Richfield Springs, New York

Several months ago, I drove to Toronto on a whim. Just hopped in the car and did it, without the convenient excuse of a blog to make such a thing acceptable. I didn't have much of a purpose in mind; I just wanted to be on the road for awhile. The weather was nice and I had a couple days when nobody really needed me to be at work.

From Albany, I drove west on Route 20 for a few hundred miles, rather than taking the Thruway. The Thruway always inspires me to rage, and is full of police officers besides. Route 20, on the other hand, is one of the oldest roads across the state, and looks it; it's littered with abandoned shacks, beautiful old houses, and decaying street signs and towns.

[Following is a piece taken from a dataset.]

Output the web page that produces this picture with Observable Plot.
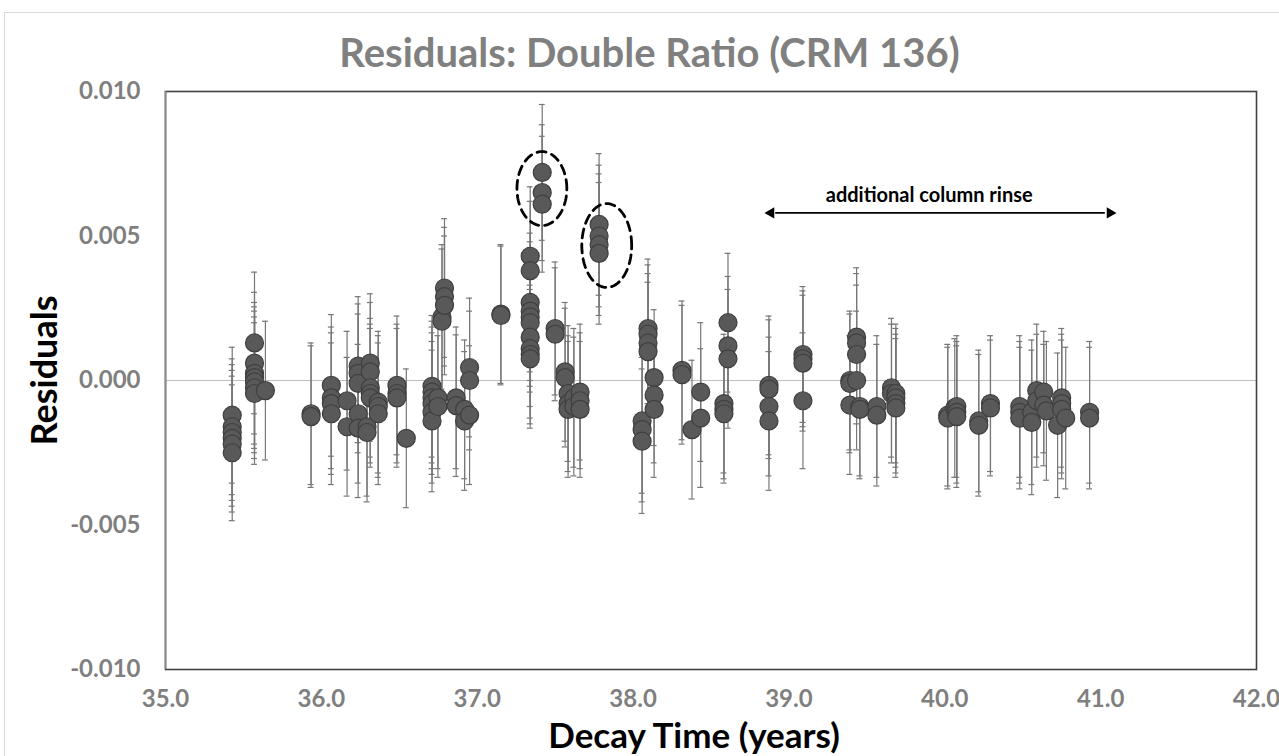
<!DOCTYPE html>
<html>
<head>
<meta charset="utf-8">
<script src="https://cdn.jsdelivr.net/npm/d3@7"></script>
<script src="https://cdn.jsdelivr.net/npm/@observablehq/plot@0.6"></script>
<style>
  html, body { margin: 0; padding: 0; background: #fff; overflow: hidden; }
  #wrap { position: relative; width: 1279px; height: 756px; overflow: hidden; font-family: Lato, "Open Sans", sans-serif; }
  #border { position: absolute; left: 4px; top: 12px; width: 1400px; height: 900px; border: 1px solid #d9d9d9; }
  #title { position: absolute; left: 10px; top: 28px; width: 1279px; text-align: center; font-size: 40px; font-weight: bold; color: #808080; line-height: 48px; }
  #chart { position: absolute; left: 0; top: 80px; }
  #chart svg text { font-family: Lato, "Open Sans", sans-serif; }
</style>
</head>
<body>
<div id="wrap">
  <div id="border"></div>
  <div id="title">Residuals: Double Ratio (CRM 136)</div>
  <div id="chart"></div>
</div>
<script>
// ---- data ----
const runTime = [35.428, 35.571, 35.641, 35.934, 36.064, 36.165, 36.236, 36.293, 36.314, 36.365,
  36.485, 36.545, 36.710, 36.748, 36.774, 36.790, 36.865, 36.919, 36.951, 37.152,
  37.340, 37.417, 37.500, 37.564, 37.583, 37.620, 37.660, 37.782, 38.058, 38.096,
  38.135, 38.314, 38.378, 38.434, 38.583, 38.609, 38.872, 39.090, 39.391, 39.434,
  39.455, 39.564, 39.658, 39.686, 40.019, 40.064, 40.077, 40.218, 40.293, 40.481,
  40.558, 40.590, 40.635, 40.652, 40.724, 40.750, 40.776, 40.929];

const runResidual = [
  [-0.0012, -0.0016, -0.0018, -0.0020, -0.0022, -0.0025],
  [0.0013, 0.0006, 0.00025, 0.0001, -0.00005, -0.00025, -0.00045],
  [-0.00035],
  [-0.00115, -0.00125],
  [-0.00017, -0.0006, -0.0008, -0.00115],
  [-0.0007, -0.0016],
  [0.0005, 0.00025, -0.0001, -0.00115, -0.00165],
  [-0.0016, -0.0018],
  [0.0006, 0.0003, -0.00025, -0.00045, -0.0006],
  [-0.00075, -0.0009, -0.00115],
  [-0.00017, -0.00045, -0.0006],
  [-0.0020],
  [-0.0002, -0.0004, -0.0006, -0.0008, -0.0011, -0.0014],
  [-0.0006, -0.0009],
  [0.0022, 0.00205],
  [0.0032, 0.0029, 0.0026],
  [-0.0006, -0.00087],
  [-0.0010, -0.0014],
  [0.00045, 0.0, -0.0012],
  [0.0023, 0.00225],
  [0.0043, 0.0038, 0.0027, 0.0024, 0.0022, 0.0020, 0.0015, 0.0011, 0.0009, 0.00075],
  [0.0072, 0.0065, 0.0061],
  [0.0018, 0.0016],
  [0.0003, 0.0001],
  [-0.00045, -0.0008, -0.0010],
  [-0.0006, -0.0009],
  [-0.0004, -0.0007, -0.0010],
  [0.0054, 0.0050, 0.0047, 0.0044],
  [-0.0014, -0.0017, -0.0021],
  [0.0018, 0.0016, 0.0013, 0.0010],
  [0.0001, -0.0005, -0.0010],
  [0.00035, 0.0002],
  [-0.0017],
  [-0.0004, -0.0013],
  [-0.0008, -0.0010, -0.00115],
  [0.0020, 0.0012, 0.00075],
  [-0.00017, -0.0003, -0.0009, -0.0014],
  [0.0009, 0.00075, 0.0006, -0.0007],
  [0.0, -0.0001, -0.00085],
  [0.0015, 0.0013, 0.0009, 0.0],
  [-0.0009, -0.0010],
  [-0.0009, -0.0012],
  [-0.00025, -0.00045],
  [-0.00045, -0.0006, -0.0008, -0.00095],
  [-0.0012, -0.0013],
  [-0.00095],
  [-0.0009, -0.0011, -0.00125],
  [-0.0014, -0.00155],
  [-0.0008, -0.00095],
  [-0.0009, -0.0011, -0.0013],
  [-0.0011, -0.00145],
  [-0.00035, -0.0007],
  [-0.0004, -0.00085],
  [-0.00105],
  [-0.00155],
  [-0.0006, -0.0008, -0.0010],
  [-0.0013],
  [-0.0011, -0.0013]
];

const runUncertainty = [0.00235, 0.00245, 0.0024, 0.00245, 0.00245, 0.0024, 0.0024, 0.0024, 0.0024, 0.00245,
  0.0024, 0.0024, 0.00245, 0.00245, 0.0025, 0.0024, 0.00245, 0.0024, 0.0024, 0.0024,
  0.0024, 0.00235, 0.0023, 0.0024, 0.00235, 0.0024, 0.00235, 0.00245, 0.0025, 0.0024,
  0.00235, 0.0024, 0.0024, 0.0024, 0.0024, 0.0024, 0.0024, 0.00235, 0.0024, 0.0024,
  0.0024, 0.00245, 0.0024, 0.0024, 0.00245, 0.0024, 0.00245, 0.00245, 0.00235, 0.00245,
  0.0025, 0.0023, 0.0021, 0.0024, 0.0025, 0.0024, 0.00245, 0.00245];

const xTicks = [35, 36, 37, 38, 39, 40, 41, 42];
const yTicks = [-0.010, -0.005, 0.000, 0.005, 0.010];

// annotations
const ellipseCenterX = [37.415, 37.831];
const ellipseCenterY = [0.00664, 0.00467];
const ellipseRadiusX = [0.160, 0.160];
const ellipseRadiusY = [0.00128, 0.00145];

const rinseLabel = ["additional column rinse"];
const rinseLabelX = [39.90];
const rinseLabelY = [0.0064];
const rinseStart = [38.885];
const rinseEnd = [41.06];
const rinseY = [0.0058];

// ---- build tables ----
const points = runTime.flatMap((t, i) =>
  runResidual[i].map(r => ({time: t, residual: r, err: runUncertainty[i]})));

const ellipsePts = [];
ellipseCenterX.forEach((cx, k) => {
  for (let j = 0; j <= 96; j++) {
    const a = (j / 96) * 2 * Math.PI;
    ellipsePts.push({id: k, x: cx + ellipseRadiusX[k] * Math.cos(a), y: ellipseCenterY[k] + ellipseRadiusY[k] * Math.sin(a)});
  }
});

const arrowHeads = [
  {x: rinseStart[0], y: rinseY[0], rot: -90},
  {x: rinseEnd[0], y: rinseY[0], rot: 90}
];

const capHalf = 0.019;

const chart = Plot.plot({
  width: 1279,
  height: 676,
  marginLeft: 165,
  marginRight: 23,
  marginTop: 11,
  marginBottom: 87,
  style: {fontFamily: "Lato, 'Open Sans', sans-serif", fontSize: "24px", fontWeight: "bold", color: "#7f7f7f", background: "transparent", overflow: "visible"},
  x: {domain: [35, 42], ticks: xTicks, tickFormat: d => d.toFixed(1), tickSize: 0, tickPadding: 20, label: null},
  y: {domain: [-0.010, 0.010], ticks: yTicks, tickFormat: d => d.toFixed(3), tickSize: 0, tickPadding: 25, label: null},
  marks: [
    Plot.ruleY([0], {stroke: "#bfbfbf", strokeWidth: 1.2}),
    Plot.ruleX(points, {x: "time", y1: d => d.residual - d.err, y2: d => d.residual + d.err, stroke: "#777", strokeWidth: 1.2}),
    Plot.ruleY(points, {y: d => d.residual + d.err, x1: d => d.time - capHalf, x2: d => d.time + capHalf, stroke: "#777", strokeWidth: 1.2}),
    Plot.ruleY(points, {y: d => d.residual - d.err, x1: d => d.time - capHalf, x2: d => d.time + capHalf, stroke: "#777", strokeWidth: 1.2}),
    Plot.dot(points, {x: "time", y: "residual", r: 9, fill: "#595959", stroke: "#3f3f3f", strokeWidth: 1.2}),
    Plot.line(ellipsePts, {x: "x", y: "y", z: "id", stroke: "#000", strokeWidth: 2.8, strokeDasharray: "9,6"}),
    Plot.ruleY(rinseY, {y: d => d, x1: rinseStart[0] + 0.03, x2: rinseEnd[0] - 0.03, stroke: "#000", strokeWidth: 1.8}),
    Plot.dot(arrowHeads, {x: "x", y: "y", symbol: "triangle", r: 4.2, fill: "#000", stroke: "none", rotate: "rot"}),
    Plot.text(rinseLabel, {x: rinseLabelX, y: rinseLabelY, text: d => d, fill: "#000", fontSize: 20, fontWeight: "bold"}),
    Plot.frame({stroke: "#404040", strokeWidth: 1.6}),
    Plot.ruleX([35], {stroke: "#8a8a8a", strokeWidth: 1.6}),
    Plot.text(["Decay Time (years)"], {frameAnchor: "bottom", textAnchor: "middle", dx: -17, dy: 78, fill: "#000", fontSize: 35, fontWeight: "bold"}),
    Plot.text(["Residuals"], {frameAnchor: "left", textAnchor: "middle", dx: -120, dy: -10, rotate: -90, fill: "#000", fontSize: 36, fontWeight: "bold"})
  ]
});

document.getElementById("chart").appendChild(chart);
</script>
</body>
</html>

Upstate New York used to be America's heartland. The Erie Canal was one of the first major routes inland in America, and the previously unnavigable route that it opened up caused a massive boom of settlement from New York City to Rochester. Settlers poured into the upstate region from Ireland, Germany, and the East Coast. My own family came to Fulton this way, driven by promises of industry.

The region is now agglomerated into the Rust Belt, and the old canal is mostly decommissioned; pieces of it line the sides of Route 12 and the thruway, and you can walk in abandoned canal locks, now facing dilapidated trailers and ranch houses. But Richfield Springs is an oasis of former prosperity. Every house looks like Edward Hopper painted it, and the four block stretch of the main drag is, without a doubt, one of the most beautiful places where you could set foot in America. An ambitious town built in ambitious times, it's one of the high points of Upstate's Victorian-era splendor.

Get there: From Albany, drive west on Route 20 for 68 miles.